(Records with drawing code)
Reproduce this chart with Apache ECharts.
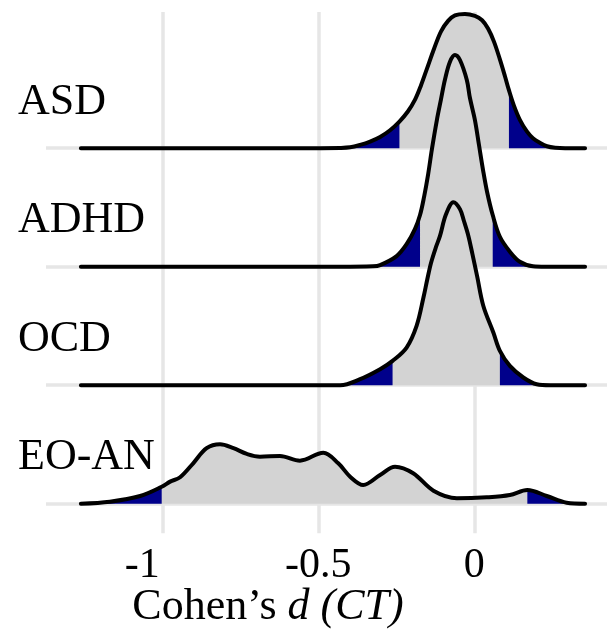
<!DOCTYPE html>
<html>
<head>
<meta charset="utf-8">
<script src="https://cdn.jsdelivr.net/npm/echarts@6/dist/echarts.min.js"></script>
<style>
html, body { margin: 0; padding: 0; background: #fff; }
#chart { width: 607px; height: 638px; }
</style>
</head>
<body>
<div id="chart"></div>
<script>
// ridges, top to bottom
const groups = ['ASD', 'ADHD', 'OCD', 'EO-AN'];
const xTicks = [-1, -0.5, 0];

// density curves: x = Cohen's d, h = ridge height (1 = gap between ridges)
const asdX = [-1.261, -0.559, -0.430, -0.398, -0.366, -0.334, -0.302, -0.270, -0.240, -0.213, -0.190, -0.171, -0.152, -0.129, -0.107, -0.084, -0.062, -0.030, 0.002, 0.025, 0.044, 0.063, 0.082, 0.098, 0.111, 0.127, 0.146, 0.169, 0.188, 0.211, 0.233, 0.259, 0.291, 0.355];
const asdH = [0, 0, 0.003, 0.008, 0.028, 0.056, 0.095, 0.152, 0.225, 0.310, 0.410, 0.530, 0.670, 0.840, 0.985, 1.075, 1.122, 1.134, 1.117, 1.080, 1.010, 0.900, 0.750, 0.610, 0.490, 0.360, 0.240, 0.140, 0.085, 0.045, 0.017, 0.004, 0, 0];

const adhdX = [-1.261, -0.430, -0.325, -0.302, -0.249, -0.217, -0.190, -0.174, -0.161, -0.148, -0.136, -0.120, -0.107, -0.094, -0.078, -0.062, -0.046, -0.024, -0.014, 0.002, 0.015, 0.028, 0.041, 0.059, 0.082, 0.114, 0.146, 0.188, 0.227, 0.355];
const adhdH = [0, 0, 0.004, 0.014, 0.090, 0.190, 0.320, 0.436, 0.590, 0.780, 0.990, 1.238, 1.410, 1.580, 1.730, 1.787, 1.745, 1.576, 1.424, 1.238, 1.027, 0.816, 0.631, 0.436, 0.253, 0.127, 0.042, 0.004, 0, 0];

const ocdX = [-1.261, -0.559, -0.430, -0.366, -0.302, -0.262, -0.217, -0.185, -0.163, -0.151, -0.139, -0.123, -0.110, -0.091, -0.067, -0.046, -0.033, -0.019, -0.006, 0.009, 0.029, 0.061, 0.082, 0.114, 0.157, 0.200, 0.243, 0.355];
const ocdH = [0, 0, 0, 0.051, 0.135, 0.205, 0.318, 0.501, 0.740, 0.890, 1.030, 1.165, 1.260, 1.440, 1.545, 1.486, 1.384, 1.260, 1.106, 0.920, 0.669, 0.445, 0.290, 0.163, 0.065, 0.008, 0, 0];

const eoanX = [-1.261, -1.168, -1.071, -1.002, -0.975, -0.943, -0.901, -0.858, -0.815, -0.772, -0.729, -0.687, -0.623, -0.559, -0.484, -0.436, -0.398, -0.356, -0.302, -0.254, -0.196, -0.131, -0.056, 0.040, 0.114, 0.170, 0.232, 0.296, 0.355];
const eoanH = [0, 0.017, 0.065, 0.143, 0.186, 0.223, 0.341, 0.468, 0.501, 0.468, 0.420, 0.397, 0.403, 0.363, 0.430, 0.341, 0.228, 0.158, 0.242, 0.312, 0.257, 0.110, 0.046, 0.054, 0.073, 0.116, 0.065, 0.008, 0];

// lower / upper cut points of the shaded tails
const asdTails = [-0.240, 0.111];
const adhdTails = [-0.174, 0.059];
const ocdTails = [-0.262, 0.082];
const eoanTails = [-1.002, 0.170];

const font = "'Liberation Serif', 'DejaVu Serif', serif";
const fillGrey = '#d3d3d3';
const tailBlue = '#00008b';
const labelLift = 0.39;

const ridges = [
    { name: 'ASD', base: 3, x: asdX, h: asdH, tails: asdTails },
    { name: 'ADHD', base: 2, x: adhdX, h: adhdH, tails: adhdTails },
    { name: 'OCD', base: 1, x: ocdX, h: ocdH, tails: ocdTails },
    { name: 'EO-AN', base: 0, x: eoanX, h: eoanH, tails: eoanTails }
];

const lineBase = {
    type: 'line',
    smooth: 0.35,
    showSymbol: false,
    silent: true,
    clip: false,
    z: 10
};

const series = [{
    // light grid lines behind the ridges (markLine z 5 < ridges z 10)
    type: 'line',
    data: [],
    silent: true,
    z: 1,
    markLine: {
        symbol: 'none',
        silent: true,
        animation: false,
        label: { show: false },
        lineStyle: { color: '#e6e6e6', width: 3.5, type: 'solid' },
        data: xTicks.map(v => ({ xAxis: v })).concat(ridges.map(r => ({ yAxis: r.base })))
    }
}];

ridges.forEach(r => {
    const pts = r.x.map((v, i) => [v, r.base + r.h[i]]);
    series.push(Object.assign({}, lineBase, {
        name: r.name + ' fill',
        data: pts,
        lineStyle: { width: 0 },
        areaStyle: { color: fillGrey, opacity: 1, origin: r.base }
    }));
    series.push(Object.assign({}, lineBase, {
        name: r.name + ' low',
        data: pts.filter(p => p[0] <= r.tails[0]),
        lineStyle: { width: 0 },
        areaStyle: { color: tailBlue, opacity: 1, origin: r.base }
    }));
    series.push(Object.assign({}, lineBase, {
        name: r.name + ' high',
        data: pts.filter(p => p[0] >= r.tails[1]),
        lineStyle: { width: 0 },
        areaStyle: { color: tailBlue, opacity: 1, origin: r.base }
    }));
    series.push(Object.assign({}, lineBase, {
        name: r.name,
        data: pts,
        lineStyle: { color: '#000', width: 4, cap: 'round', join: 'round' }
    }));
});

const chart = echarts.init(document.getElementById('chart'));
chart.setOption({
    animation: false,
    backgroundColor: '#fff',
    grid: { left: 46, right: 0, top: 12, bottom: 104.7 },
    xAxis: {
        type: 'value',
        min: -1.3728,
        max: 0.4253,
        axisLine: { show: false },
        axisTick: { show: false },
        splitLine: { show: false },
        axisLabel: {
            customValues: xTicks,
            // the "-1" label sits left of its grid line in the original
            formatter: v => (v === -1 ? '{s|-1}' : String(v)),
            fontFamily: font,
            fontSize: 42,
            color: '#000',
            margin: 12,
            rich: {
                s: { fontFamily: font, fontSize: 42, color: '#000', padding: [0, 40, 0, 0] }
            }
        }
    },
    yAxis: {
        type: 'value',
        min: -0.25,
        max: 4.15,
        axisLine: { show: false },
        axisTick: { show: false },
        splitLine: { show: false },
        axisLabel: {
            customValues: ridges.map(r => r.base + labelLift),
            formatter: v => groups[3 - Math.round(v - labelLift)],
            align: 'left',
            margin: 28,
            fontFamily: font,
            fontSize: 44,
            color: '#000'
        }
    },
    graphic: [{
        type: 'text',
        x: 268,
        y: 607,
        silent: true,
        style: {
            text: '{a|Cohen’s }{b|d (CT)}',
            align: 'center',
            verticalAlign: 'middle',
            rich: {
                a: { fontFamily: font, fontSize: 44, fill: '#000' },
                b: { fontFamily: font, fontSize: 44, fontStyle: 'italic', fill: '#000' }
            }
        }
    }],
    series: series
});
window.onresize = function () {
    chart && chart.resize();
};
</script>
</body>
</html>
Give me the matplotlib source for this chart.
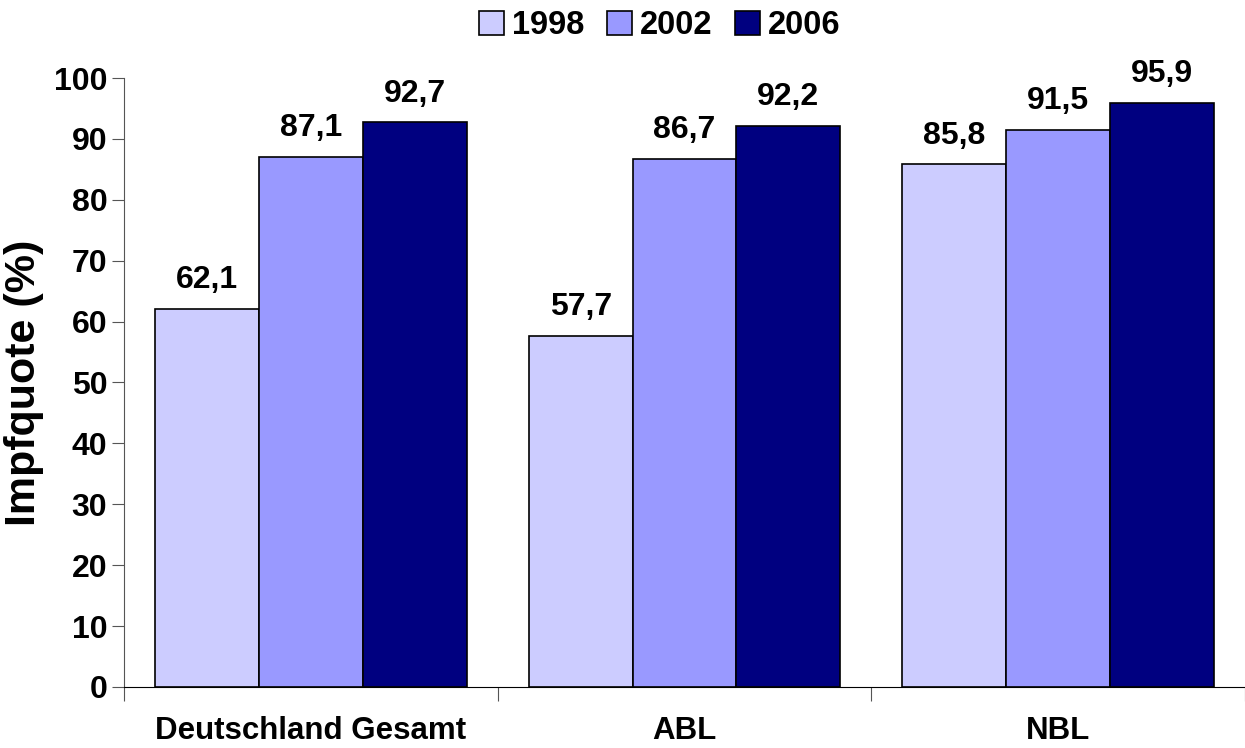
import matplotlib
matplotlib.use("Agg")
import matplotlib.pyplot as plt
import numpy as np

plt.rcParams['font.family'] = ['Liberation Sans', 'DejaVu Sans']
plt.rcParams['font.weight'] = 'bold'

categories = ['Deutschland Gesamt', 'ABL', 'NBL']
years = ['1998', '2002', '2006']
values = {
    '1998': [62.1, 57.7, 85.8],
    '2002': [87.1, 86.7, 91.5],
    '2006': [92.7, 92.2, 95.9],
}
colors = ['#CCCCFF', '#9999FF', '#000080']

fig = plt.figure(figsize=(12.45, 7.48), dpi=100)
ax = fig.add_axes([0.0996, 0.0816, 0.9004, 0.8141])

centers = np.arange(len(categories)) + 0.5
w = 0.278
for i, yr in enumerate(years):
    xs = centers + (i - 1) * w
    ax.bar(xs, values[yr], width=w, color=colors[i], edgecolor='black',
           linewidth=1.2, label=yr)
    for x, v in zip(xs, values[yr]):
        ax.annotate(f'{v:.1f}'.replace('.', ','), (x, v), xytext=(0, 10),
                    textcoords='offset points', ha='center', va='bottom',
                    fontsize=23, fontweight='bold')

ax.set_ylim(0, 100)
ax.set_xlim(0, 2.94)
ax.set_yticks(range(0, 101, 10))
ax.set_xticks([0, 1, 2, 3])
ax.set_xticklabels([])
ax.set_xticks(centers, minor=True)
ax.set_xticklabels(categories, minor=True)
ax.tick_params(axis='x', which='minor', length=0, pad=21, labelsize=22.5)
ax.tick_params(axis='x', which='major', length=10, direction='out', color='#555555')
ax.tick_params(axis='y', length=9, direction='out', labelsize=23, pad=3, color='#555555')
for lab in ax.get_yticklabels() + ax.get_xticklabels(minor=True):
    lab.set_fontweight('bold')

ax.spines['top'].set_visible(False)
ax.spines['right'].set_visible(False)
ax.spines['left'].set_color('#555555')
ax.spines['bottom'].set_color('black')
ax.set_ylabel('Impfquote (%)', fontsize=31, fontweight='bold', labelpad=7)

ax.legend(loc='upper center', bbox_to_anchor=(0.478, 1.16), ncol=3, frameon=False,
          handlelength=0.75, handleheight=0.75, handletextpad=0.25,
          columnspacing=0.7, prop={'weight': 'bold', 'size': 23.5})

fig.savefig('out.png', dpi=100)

- [Problem]:
Print the data above verbatim from the first line through the line holding "const xTicks = [-1, -0.5, 0];", leaving every picture out.

- [Result of this task]:
Reproduce this chart with Apache ECharts.
<!DOCTYPE html>
<html>
<head>
<meta charset="utf-8">
<script src="https://cdn.jsdelivr.net/npm/echarts@6/dist/echarts.min.js"></script>
<style>
html, body { margin: 0; padding: 0; background: #fff; }
#chart { width: 607px; height: 638px; }
</style>
</head>
<body>
<div id="chart"></div>
<script>
// ridges, top to bottom
const groups = ['ASD', 'ADHD', 'OCD', 'EO-AN'];
const xTicks = [-1, -0.5, 0];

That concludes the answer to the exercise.